Hope it helps someone.

However, I am concerned about the gradients of the attention layer. I mean how does the masking operation affect them? Is this the right way? Or is there a more elegant way of achieving the same thing?

tom · August 2, 2017, 6:44pm

Hello Christos,

With

attentions = Variable(torch.randn(5,10).cuda())
max_len = attentions.size(1)
lengths = ((torch.arange(0,5)+5).long().cuda())

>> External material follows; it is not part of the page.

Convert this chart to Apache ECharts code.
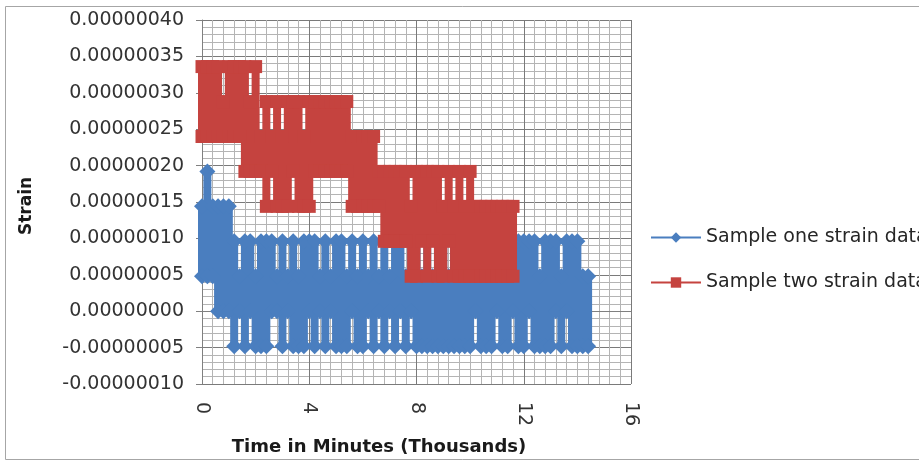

as an example, I think you can do this

cbaziotis:

        # create mask based on the sentence lengths
        mask = Variable(torch.ones(attentions.size())).cuda()
        for i, l in enumerate(lengths):  # skip the first sentence
            if l < max_len:
                mask[i, l:] = 0

faster if you do

idxes = torch.arange(0,max_len,out=torch.LongTensor(max_len)).unsqueeze(0).cuda() # some day, you'll be able to directly do this on cuda
mask = Variable((idxes<lengths.unsqueeze(1)).float())

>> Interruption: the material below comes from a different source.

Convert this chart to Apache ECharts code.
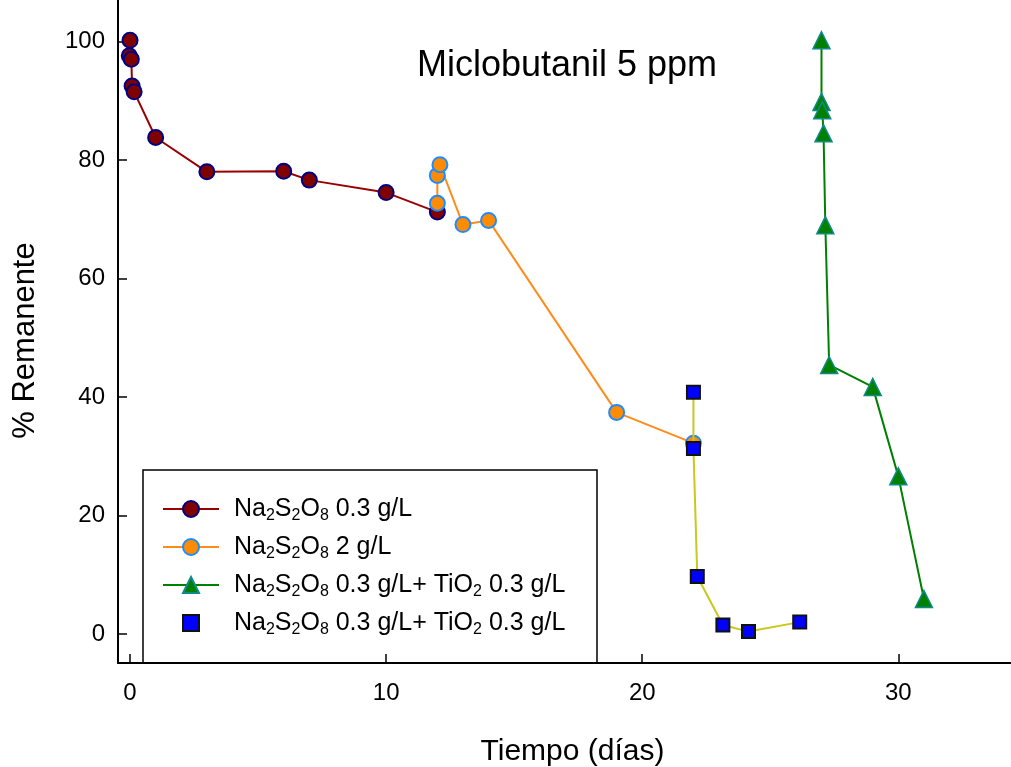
<!DOCTYPE html>
<html><head><meta charset="utf-8">
<script src="https://cdn.jsdelivr.net/npm/echarts@6/dist/echarts.min.js"></script>
<style>html,body{margin:0;padding:0;background:#fff}#c{width:1011px;height:767px}</style>
</head><body><div id="c"></div>
<script>
// Data
const s1X = [0, -0.03, 0.05, 0.08, 0.16, 1, 3, 6, 7, 10, 12];
const s1Y = [100.2, 97.6, 97.0, 92.5, 91.5, 83.8, 78.0, 78.1, 76.6, 74.5, 71.2];
const s2X = [12, 12, 12.1, 13, 14, 19, 22];
const s2Y = [72.7, 77.4, 79.2, 69.1, 69.8, 37.4, 32.2];
const s3X = [27, 27, 27.03, 27.08, 27.15, 27.3, 29, 30, 31];
const s3Y = [100.2, 89.8, 88.4, 84.5, 69.0, 45.4, 41.7, 26.6, 5.9];
const s4X = [22, 22, 22.15, 23.15, 24.15, 26.15];
const s4Y = [40.8, 31.3, 9.7, 1.5, 0.4, 2.0];
const xTicks = [0, 10, 20, 30];
const yTicks = [0, 20, 40, 60, 80, 100];
const legendRich = {
  s1: '{n|Na}{s|2}{n|S}{s|2}{n|O}{s|8}{n| 0.3 g/L}',
  s2: '{n|Na}{s|2}{n|S}{s|2}{n|O}{s|8}{n| 2 g/L}',
  s3: '{n|Na}{s|2}{n|S}{s|2}{n|O}{s|8}{n| 0.3 g/L+ TiO}{s|2}{n| 0.3 g/L}',
  s4: '{n|Na}{s|2}{n|S}{s|2}{n|O}{s|8}{n| 0.3 g/L+ TiO}{s|2}{n| 0.3 g/L}'
};
const title = 'Miclobutanil 5 ppm';
const xName = 'Tiempo (días)';
const yName = '% Remanente';

const zip = (a, b) => a.map((v, i) => [v, b[i]]);
const F = 'Arial, "Liberation Sans", sans-serif';

const chart = echarts.init(document.getElementById('c'), null, {renderer: 'canvas'});
chart.setOption({
  animation: false,
  backgroundColor: '#fff',
  title: {text: title, left: 562, top: 43, textAlign: 'center',
    textStyle: {fontFamily: F, fontSize: 36, fontWeight: 'normal', color: '#000'}},
  grid: {left: 118, right: 0, top: 0, bottom: 104, containLabel: false, outerBoundsMode: 'none'},
  xAxis: {
    type: 'value', min: -0.47, max: 34.4,
    name: xName, nameLocation: 'middle', nameGap: 74,
    nameTextStyle: {fontFamily: F, fontSize: 30, color: '#000', padding: [0, 0, 0, 16]},
    axisLine: {show: true, onZero: false, lineStyle: {color: '#000', width: 2}},
    axisTick: {show: true, inside: true, length: 9, customValues: xTicks, lineStyle: {color: '#000', width: 1.5}},
    axisLabel: {customValues: xTicks, fontFamily: F, fontSize: 24, color: '#000', margin: 18},
    splitLine: {show: false}
  },
  yAxis: {
    type: 'value', min: -4.9, max: 107,
    name: yName, nameLocation: 'middle', nameGap: 77, nameRotate: 90,
    nameTextStyle: {fontFamily: F, fontSize: 31, color: '#000', padding: [0, 18, 0, 0]},
    axisLine: {show: true, onZero: false, lineStyle: {color: '#000', width: 2}},
    axisTick: {show: true, inside: true, length: 9, customValues: yTicks, lineStyle: {color: '#000', width: 1.5}},
    axisLabel: {customValues: yTicks, fontFamily: F, fontSize: 24, color: '#000', margin: 13},
    splitLine: {show: false}
  },
  legend: {
    orient: 'vertical', left: 157, top: 489, itemWidth: 56, itemHeight: 20, itemGap: 8,
    data: [{name: 's1'}, {name: 's2'}, {name: 's3'}, {name: 's4', lineStyle: {width: 0, opacity: 0}}],
    formatter: n => legendRich[n],
    textStyle: {
      fontFamily: F, color: '#000', padding: [0, 0, 0, 10],
      rich: {
        n: {fontFamily: F, fontSize: 25, color: '#000', lineHeight: 24},
        s: {fontFamily: F, fontSize: 16, color: '#000', lineHeight: 14, padding: [14, 0, 0, 0]}
      }
    }
  },
  graphic: [{type: 'rect', shape: {x: 143, y: 470, width: 454, height: 193}, z: -1,
    style: {fill: 'none', stroke: '#000', lineWidth: 1.5}}],
  series: [
    {name: 's1', type: 'line', data: zip(s1X, s1Y), symbol: 'circle', symbolSize: 15, z: 2,
      lineStyle: {color: '#990000', width: 2}, itemStyle: {color: '#800000', borderColor: '#000080', borderWidth: 2}},
    {name: 's2', type: 'line', data: zip(s2X, s2Y), symbol: 'circle', symbolSize: 15, z: 3,
      lineStyle: {color: '#ff8c1a', width: 2}, itemStyle: {color: '#ff8c00', borderColor: '#1e8cff', borderWidth: 2}},
    {name: 's3', type: 'line', data: zip(s3X, s3Y), symbol: 'triangle', symbolSize: 17, z: 3,
      lineStyle: {color: '#008000', width: 2}, itemStyle: {color: '#008000', borderColor: '#0f8a8a', borderWidth: 1.5}},
    {name: 's4', type: 'line', data: zip(s4X, s4Y), symbol: 'rect', symbolSize: 13, z: 4,
      lineStyle: {color: '#c8c81e', width: 2}, itemStyle: {color: '#0000ff', borderColor: '#111', borderWidth: 2}}
  ]
});
</script></body></html>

(works on master / 0.2, you need to expand_as(attention) or so on 0.1.12)

If you multiply the output by 0 with the mask, this will propagate a gradient of 0 to attention. I think this is the right way in general, but I don’t have the expertise to say how best handle the end of the sequence…

Best regards

Thomas

lyan62 · April 18, 2018, 5:14pm

hi @cbaziotis, thanks for sharing,
for the final representation, can you point me to the related paper or material? thanks

cbaziotis · April 21, 2018, 5:32pm

@lyan62 I’ve used this attention mechanism, in the following paper: https://arxiv.org/abs/1804.06659. I will share the source code of our models in this repo https://github.com/cbaziotis/ntua-slp-semeval2018-task3 in a few days. In the meantime you can find my implementation of the simple self-attention mechanism here: https://gist.github.com/cbaziotis/94e53bdd6e4852756e0395560ff38aa4

yngtodd · May 2, 2018, 7:47pm

@cbaziotis, Can you explain a bit about the lengths parameter in forward()? I was looking through your gist https://gist.github.com/cbaziotis/94e53bdd6e4852756e0395560ff38aa4#file-selfattention-py-L31. It looks like that parameter is a Variable, but I am not sure where it comes from.

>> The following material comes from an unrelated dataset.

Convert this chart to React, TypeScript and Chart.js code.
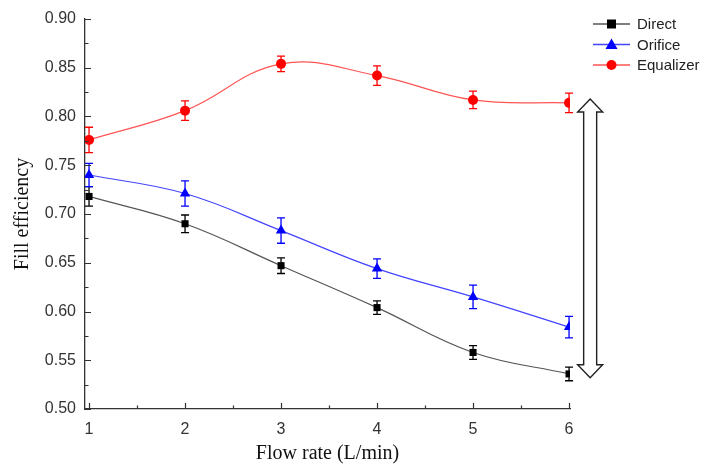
import React, { useEffect, useRef } from 'react';
import { Chart, registerables } from 'chart.js';

Chart.register(...registerables);

const FLOW_RATES = [1, 2, 3, 4, 5, 6];
const SERIES_NAMES = ['Direct', 'Orifice', 'Equalizer'];
const DIRECT = [0.718, 0.690, 0.647, 0.604, 0.558, 0.536];
const DIRECT_ERR = [0.010, 0.009, 0.008, 0.007, 0.007, 0.007];
const ORIFICE = [0.740, 0.721, 0.683, 0.644, 0.615, 0.584];
const ORIFICE_ERR = [0.012, 0.013, 0.013, 0.010, 0.012, 0.011];
const EQUALIZER = [0.776, 0.806, 0.854, 0.842, 0.817, 0.814];
const EQUALIZER_ERR = [0.013, 0.010, 0.008, 0.010, 0.009, 0.010];
const Y_MAJOR = [0.5, 0.55, 0.6, 0.65, 0.7, 0.75, 0.8, 0.85, 0.9];
const Y_MINOR = [0.525, 0.575, 0.625, 0.675, 0.725, 0.775, 0.825, 0.875];
const X_MAJOR = [1, 2, 3, 4, 5, 6];
const X_MINOR = [1.5, 2.5, 3.5, 4.5, 5.5];
const ARROW_X = 6.22;
const ARROW_Y = [0.818, 0.532];

const SANS = "'Liberation Sans', Arial, sans-serif";
const SERIF = "'Liberation Serif', 'Times New Roman', serif";
const AXIS_COLOR = '#333333';

const errorBarsPlugin = {
  id: 'errorBars',
  afterDatasetsDraw(chart: any) {
    const ctx = chart.ctx;
    const xs = chart.scales.x;
    const ys = chart.scales.y;
    chart.data.datasets.forEach((ds: any) => {
      const errs: number[] = ds.errors;
      ctx.save();
      ctx.strokeStyle = ds.errColor;
      ctx.lineWidth = 1.3;
      ds.data.forEach((pt: any, i: number) => {
        const x = xs.getPixelForValue(pt.x);
        const y1 = ys.getPixelForValue(pt.y + errs[i]);
        const y2 = ys.getPixelForValue(pt.y - errs[i]);
        ctx.beginPath();
        ctx.moveTo(x, y1);
        ctx.lineTo(x, y2);
        ctx.moveTo(x - 4, y1);
        ctx.lineTo(x + 4, y1);
        ctx.moveTo(x - 4, y2);
        ctx.lineTo(x + 4, y2);
        ctx.stroke();
      });
      ctx.restore();
    });
  },
};

const axisTicksPlugin = {
  id: 'axisTicks',
  afterDraw(chart: any) {
    const ctx = chart.ctx;
    const xs = chart.scales.x;
    const ys = chart.scales.y;
    const area = chart.chartArea;
    ctx.save();
    ctx.strokeStyle = AXIS_COLOR;
    ctx.lineWidth = 1.2;
    ctx.beginPath();
    Y_MAJOR.forEach((v) => {
      const y = Math.round(ys.getPixelForValue(v)) + 0.5;
      ctx.moveTo(area.left, y);
      ctx.lineTo(area.left + 6, y);
    });
    Y_MINOR.forEach((v) => {
      const y = Math.round(ys.getPixelForValue(v)) + 0.5;
      ctx.moveTo(area.left, y);
      ctx.lineTo(area.left + 3.5, y);
    });
    X_MAJOR.forEach((v) => {
      const x = Math.round(xs.getPixelForValue(v)) + 0.5;
      ctx.moveTo(x, area.bottom);
      ctx.lineTo(x, area.bottom - 6);
    });
    X_MINOR.forEach((v) => {
      const x = Math.round(xs.getPixelForValue(v)) + 0.5;
      ctx.moveTo(x, area.bottom);
      ctx.lineTo(x, area.bottom - 3.5);
    });
    ctx.stroke();
    ctx.restore();
  },
};

const arrowPlugin = {
  id: 'doubleArrow',
  afterDraw(chart: any) {
    const ctx = chart.ctx;
    const xs = chart.scales.x;
    const ys = chart.scales.y;
    const cx = xs.getPixelForValue(ARROW_X);
    const top = ys.getPixelForValue(ARROW_Y[0]);
    const bot = ys.getPixelForValue(ARROW_Y[1]);
    const headW = 12.5;
    const shaftW = 6.5;
    const headL = 13;
    ctx.save();
    ctx.beginPath();
    ctx.moveTo(cx, top);
    ctx.lineTo(cx + headW, top + headL);
    ctx.lineTo(cx + shaftW, top + headL);
    ctx.lineTo(cx + shaftW, bot - headL);
    ctx.lineTo(cx + headW, bot - headL);
    ctx.lineTo(cx, bot);
    ctx.lineTo(cx - headW, bot - headL);
    ctx.lineTo(cx - shaftW, bot - headL);
    ctx.lineTo(cx - shaftW, top + headL);
    ctx.lineTo(cx - headW, top + headL);
    ctx.closePath();
    ctx.fillStyle = '#ffffff';
    ctx.fill();
    ctx.strokeStyle = '#222222';
    ctx.lineWidth = 1.4;
    ctx.stroke();
    ctx.restore();
  },
};

const legendPlugin = {
  id: 'customLegend',
  afterDraw(chart: any) {
    const ctx = chart.ctx;
    const x0 = 593;
    const x1 = 630;
    const mx = (x0 + x1) / 2;
    ctx.save();
    chart.data.datasets.forEach((ds: any, i: number) => {
      const y = 24 + i * 20.5;
      ctx.strokeStyle = ds.borderColor;
      ctx.lineWidth = 1.3;
      ctx.beginPath();
      ctx.moveTo(x0, y);
      ctx.lineTo(x1, y);
      ctx.stroke();
      ctx.fillStyle = ds.pointBackgroundColor;
      ctx.beginPath();
      if (ds.pointStyle === 'rect') {
        ctx.rect(mx - 4.5, y - 4.5, 9, 9);
      } else if (ds.pointStyle === 'triangle') {
        ctx.moveTo(mx, y - 6);
        ctx.lineTo(mx + 6, y + 4.5);
        ctx.lineTo(mx - 6, y + 4.5);
        ctx.closePath();
      } else {
        ctx.arc(mx, y, 5, 0, Math.PI * 2);
      }
      ctx.fill();
      ctx.fillStyle = '#222222';
      ctx.font = `15px ${SANS}`;
      ctx.textBaseline = 'middle';
      ctx.textAlign = 'left';
      ctx.fillText(ds.label, 637, y + 1);
    });
    ctx.restore();
  },
};

export default function App() {
  const canvasRef = useRef<HTMLCanvasElement | null>(null);

  useEffect(() => {
    const canvas = canvasRef.current;
    if (!canvas) return;
    const makeDs = (label: string, data: number[], errors: number[], line: string, fill: string, style: string, radius: number) => ({
      label,
      data: data.map((v, i) => ({ x: FLOW_RATES[i], y: v })),
      errors,
      errColor: fill,
      borderColor: line,
      borderWidth: 1.2,
      pointBackgroundColor: fill,
      pointBorderColor: fill,
      pointBorderWidth: 0,
      pointStyle: style,
      pointRadius: radius,
      tension: 0.4,
      fill: false,
    });
    const datasets: any[] = [
      makeDs(SERIES_NAMES[0], DIRECT, DIRECT_ERR, '#555555', '#000000', 'rect', 5),
      makeDs(SERIES_NAMES[1], ORIFICE, ORIFICE_ERR, '#4444ff', '#0000ff', 'triangle', 6),
      makeDs(SERIES_NAMES[2], EQUALIZER, EQUALIZER_ERR, '#ff5555', '#ff0000', 'circle', 5),
    ];

    const chart = new Chart(canvas, {
      type: 'line',
      data: { datasets },
      plugins: [errorBarsPlugin as any, axisTicksPlugin as any, arrowPlugin as any, legendPlugin as any],
      options: {
        responsive: false,
        animation: false,
        layout: { padding: { top: 19, right: 135, left: 0, bottom: 0 } },
        plugins: { legend: { display: false }, tooltip: { enabled: false } },
        scales: {
          x: {
            type: 'linear',
            min: 0.958,
            max: 6.01,
            afterFit: (s: any) => { s.height = 57; },
            afterBuildTicks: (s: any) => { s.ticks = X_MAJOR.map((v) => ({ value: v })); },
            grid: { display: false, drawTicks: false },
            border: { display: true, color: AXIS_COLOR, width: 1.3 },
            ticks: {
              padding: 11,
              color: '#333333',
              font: { family: SANS, size: 16 },
              callback: (v: any) => String(v),
            },
            title: {
              display: true,
              text: 'Flow rate (L/min)',
              color: '#111111',
              font: { family: SERIF, size: 20 },
              padding: { top: 0, bottom: 0 },
            },
          },
          y: {
            type: 'linear',
            min: 0.5,
            max: 0.9,
            afterFit: (s: any) => { s.width = 85; },
            afterBuildTicks: (s: any) => { s.ticks = Y_MAJOR.map((v) => ({ value: v })); },
            grid: { display: false, drawTicks: false },
            border: { display: true, color: AXIS_COLOR, width: 1.3 },
            ticks: {
              padding: 9,
              color: '#333333',
              font: { family: SANS, size: 16 },
              callback: (v: any) => Number(v).toFixed(2),
            },
            title: {
              display: true,
              text: 'Fill efficiency',
              color: '#111111',
              font: { family: SERIF, size: 20 },
              padding: { top: 11, bottom: 0 },
            },
          },
        },
      } as any,
    });
    return () => chart.destroy();
  }, []);

  return (
    <div style={{ position: 'absolute', left: 0, top: 0, width: 705, height: 466, background: '#ffffff' }}>
      <canvas ref={canvasRef} width={705} height={466} />
    </div>
  );
}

cbaziotis · May 7, 2018, 6:35pm

@yngtodd lengths is a list of integers, in which each number corresponds to the actual length of each sentence.

It is need in order to take into account the zero-padded timesteps. Only by knowing the length of each sentence we can properly calculate the attention weights. We want to assign weight only on the actual words. Without knowing the length, the zero padded words will be assigned a non-zero weight by the attention mechanism.

Elidor · December 11, 2020, 11:38am

Hi @cbaziotis, I have a little doubt about how the SelfAttention output should be used …
The representations.shape should be (batch_size, hidden_size) and attentions.shape should be (batch_size, max_len).
How should they be used inside an lstm? What exactly do these two variables represent to me?